McInnis introduced the audience to Luke Dobbs and some of his children and their friends who held signs demanding access to public lands so they can “hunt, fish and ride” and because “we are the future.”
“When I came in here today, the best signs I saw… I’m not talking about the art of the sign, but it reflects a message that is so critical for every one of us, so I asked the father Luke if he would allow his children up here and read these signs,” McInnis said.
“The most important thing that I am here for is, you know, we all grew up with public access to public lands. We all got to enjoy them,” Dobbs said. “I want to make sure that they’re open for these guys and for my grandchildren and everybody else to come, so we can all enjoy Colorado while we live here.”
McInnis said he takes frequent morning hikes in Mesa County’s Ghost Canyons and Rabbit Valley and often sees families camping there.”I saw several people camping. I saw people of all ages. I saw people that were walking. I saw motorcycles. I saw ATVs. I saw SUVs. I saw mountain bikes. I saw cattle,” McInnis said. “I saw open space as far as I could see, reminding us that 77 percent of our county is owned by the government.”
Mesa County Commissioner Pugliese said she had been educated by Siegfried about public lands access issues during her three years of public service.
“I look around and I see young people and families with their kids, because this is such an important issue to you, that you would bring your families here today to show us,” Pugliese said. “It is so important for us as commissioners to be able to articulate that this is truly what our constituents want. I can see that, obviously, from the looks on people’s faces as Brandon was talking and Sen. Scott was talking, this is such an important issue for western Colorado, is such an important issue for Mesa County, but this is a really important issue for our families.”
Sen. Scott said the public lands access movement had nothing to do with the transfer of public lands to state management.
“Our opposition tried to spin this into something it’s not, which is the selling off of public lands,” Scott said. “They come up with these wild schemes that they started talking about, that all we wanted to do is get control of public lands for the state, and then we would go sell them. Are you kidding? These people want to protect public lands more than what the federal government wants to do. They’ve got it backwards.”Commissioner Justman said the county board had spent two years discussing dead-end routes with the BLM.

“They have told us how, ‘Oh, there’s four routes that go to one destination. You only need one,'” Justman said. “Some of them are a little bit easier for maybe the younger folks or somebody that can’t take the more challenging route. If they close the other three, in 10 years, that fourth one is going to be used so much they’ll have to close it.”
Justman blamed the closure of public lands access on former Secretary of Interior Ken Salazar.

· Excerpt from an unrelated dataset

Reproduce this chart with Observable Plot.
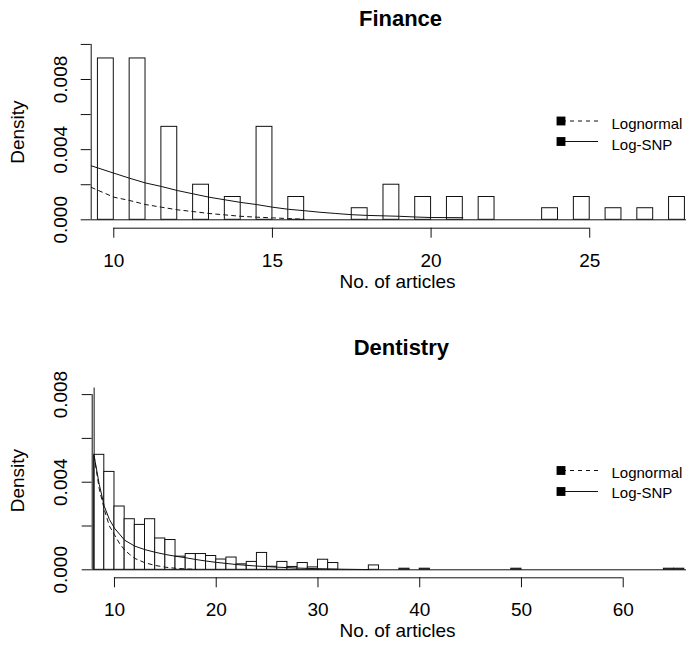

“Yesterday, I got on the computer and I wound up going back to 2009, 2010, when Coloradoan Ken Salazar was the head of the Department of Interior,” Justman said. “I never thought about it because it’s so much in the past.”
Siegfried said the PLAA was gathering signatures on a petition to Governor John Hickenlooper asking him to enforce state laws that protect public lands access.
“At some point, the state stood for our legal right of ways. But now we’re largely ignoring them,” Siegfried said. “We’re trying to remind the governor that a lot of these routes match the state laws that define them as public highways. There’s three state laws that Colorado passed since 1876 that define legal right of ways.”
Siegfried said he was reluctant to sue the federal government due to the costs but he did not rule it out. He said he was closely watching the court battle between the state of Utah and the federal government over federal lands issues.
“If we have to sit down with the federal government, we tell them if we take you to court, you’re going to lose,” he said, citing a 19th century mining access statute called RS 2477 which protected access to the newly opened West. “Garfield County is having some success with this conversation, so we may not have to take these all to court. When you look at that litigation in Utah, there’s hundreds of routes on one piece of litigation, so we don’t have to do one road at a time.”
Siegfried said closing public lands access could damage tourism and drive away hunters from western Colorado, the economy of which relies heavily on these two industries.
“It’s going to have a negative impact on our community, our economy,” he said. “Colorado Parks and Wildlife came out with numbers, you can safely say $250 million per year is spent in Mesa and Garfield counties between hunting and fishing and motorized recreation. If you close 60 percent of our routes, they’re going to go somewhere else.”
Quality of life issues are important to people who use public lands, Siegfried said.
“The congestion is going to go up big time on these routes. Your privacy, your valued experiences with peace and quiet in the wilderness are going to be impacted because your camper is going to be driven by about 40 times a day versus once or twice,” he said. “It’s going to change things a lot.”